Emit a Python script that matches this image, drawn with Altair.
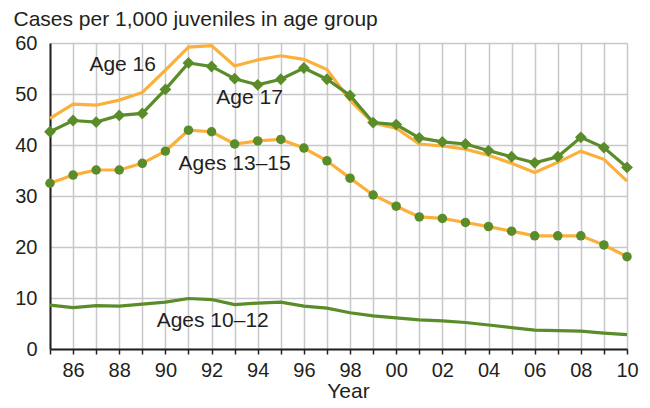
import altair as alt
import pandas as pd

years = list(range(1985, 2011))

age16 = [45.2, 48.0, 47.8, 48.8, 50.3, 54.7, 59.2, 59.5, 55.5, 56.7, 57.5, 56.8, 54.8,
         48.8, 44.3, 43.3, 40.2, 39.8, 39.2, 38.0, 36.4, 34.6, 36.6, 38.8, 37.2, 32.9]
age17 = [42.6, 44.8, 44.5, 45.8, 46.2, 50.9, 56.1, 55.4, 53.0, 51.8, 52.9, 55.1, 52.9,
         49.7, 44.4, 44.0, 41.4, 40.6, 40.2, 38.9, 37.7, 36.5, 37.7, 41.5, 39.5, 35.6]
age13_15 = [32.5, 34.1, 35.1, 35.1, 36.4, 38.8, 42.9, 42.6, 40.2, 40.8, 41.1, 39.4, 36.9,
            33.5, 30.2, 28.0, 25.9, 25.6, 24.8, 24.0, 23.1, 22.2, 22.2, 22.2, 20.4, 18.1]
age10_12 = [8.6, 8.1, 8.5, 8.4, 8.8, 9.2, 9.9, 9.7, 8.7, 9.0, 9.2, 8.4, 8.0,
            7.1, 6.5, 6.1, 5.7, 5.5, 5.2, 4.7, 4.2, 3.7, 3.6, 3.5, 3.1, 2.8]

label_text = ["Age 16", "Age 17", "Ages 13\u201315", "Ages 10\u201312"]
label_year = [1988.15, 1993.65, 1993.0, 1992.05]
label_value = [55.7, 49.2, 36.3, 5.5]

ORANGE = "#FBB03B"
GREEN = "#5B8C2A"
DARK = "#231F20"
FONT = "Liberation Sans"

df = pd.DataFrame({
    "year": years * 4,
    "value": age16 + age17 + age13_15 + age10_12,
    "series": ["Age 16"] * 26 + ["Age 17"] * 26 + ["Ages 13-15"] * 26 + ["Ages 10-12"] * 26,
})
labels = pd.DataFrame({"text": label_text, "year": label_year, "value": label_value})

x_axis = alt.Axis(values=years,
                  labelExpr="datum.value % 2 == 0 ? substring('' + datum.value, 2, 4) : ''",
                  labelOverlap=False, labelFlush=False,
                  title="Year", titleX=298, titleY=42, titleBaseline="middle",
                  titleAnchor="start", titleAlign="center",
                  ticks=True, tickSize=5, tickColor=DARK, tickWidth=1.5,
                  labelPadding=6, grid=True)
y_axis = alt.Axis(values=[0, 10, 20, 30, 40, 50, 60],
                  title="Cases per 1,000 juveniles in age group",
                  titleAngle=0, titleAlign="left", titleBaseline="middle",
                  titleX=-37, titleY=-24, ticks=False, labelPadding=13, grid=True)
x_scale = alt.Scale(domain=[1985, 2010], nice=False, zero=False)
y_scale = alt.Scale(domain=[0, 60], nice=False)

x = alt.X("year:Q", scale=x_scale, axis=x_axis)
y = alt.Y("value:Q", scale=y_scale, axis=y_axis)

base = alt.Chart(df).encode(x=x, y=y)

l16 = base.transform_filter(alt.datum.series == "Age 16").mark_line(color=ORANGE, strokeWidth=3.2)
l1315 = base.transform_filter(alt.datum.series == "Ages 13-15").mark_line(color=ORANGE, strokeWidth=3.2)
p1315 = base.transform_filter(alt.datum.series == "Ages 13-15").mark_point(
    shape="circle", filled=True, color=GREEN, size=90, opacity=1)
l17 = base.transform_filter(alt.datum.series == "Age 17").mark_line(color=GREEN, strokeWidth=3.2)
p17 = base.transform_filter(alt.datum.series == "Age 17").mark_point(
    shape="diamond", filled=True, color=GREEN, size=140, opacity=1)
l1012 = base.transform_filter(alt.datum.series == "Ages 10-12").mark_line(color=GREEN, strokeWidth=3.2)

txt = alt.Chart(labels).mark_text(font=FONT, fontSize=21, color=DARK, align="center",
                                   baseline="middle").encode(
    x=alt.X("year:Q", scale=x_scale, axis=x_axis),
    y=alt.Y("value:Q", scale=y_scale, axis=y_axis),
    text="text:N")

chart = alt.layer(l16, l1315, p1315, l17, p17, l1012, txt).properties(
    width=577, height=306,
    autosize=alt.AutoSizeParams(type="none"),
    padding={"left": 42, "top": 35, "right": 15, "bottom": 51},
).configure_view(stroke=None).configure_axis(
    labelFont=FONT, labelFontSize=20, labelColor=DARK,
    titleFont=FONT, titleFontSize=21, titleColor=DARK, titleFontWeight="normal",
    domainColor=DARK, domainWidth=2,
    gridColor="#C8C8CA", gridWidth=1.5,
)

chart.save("out.html", embed_options={"renderer": "svg", "actions": False})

---

### The exercise
Repeat the listing above exactly from its first line to the line containing "years = list(range(1985, 2011))", both included, and omit the pictures.

### Complete answer
Emit a Python script that matches this image, drawn with Altair.
import altair as alt
import pandas as pd

years = list(range(1985, 2011))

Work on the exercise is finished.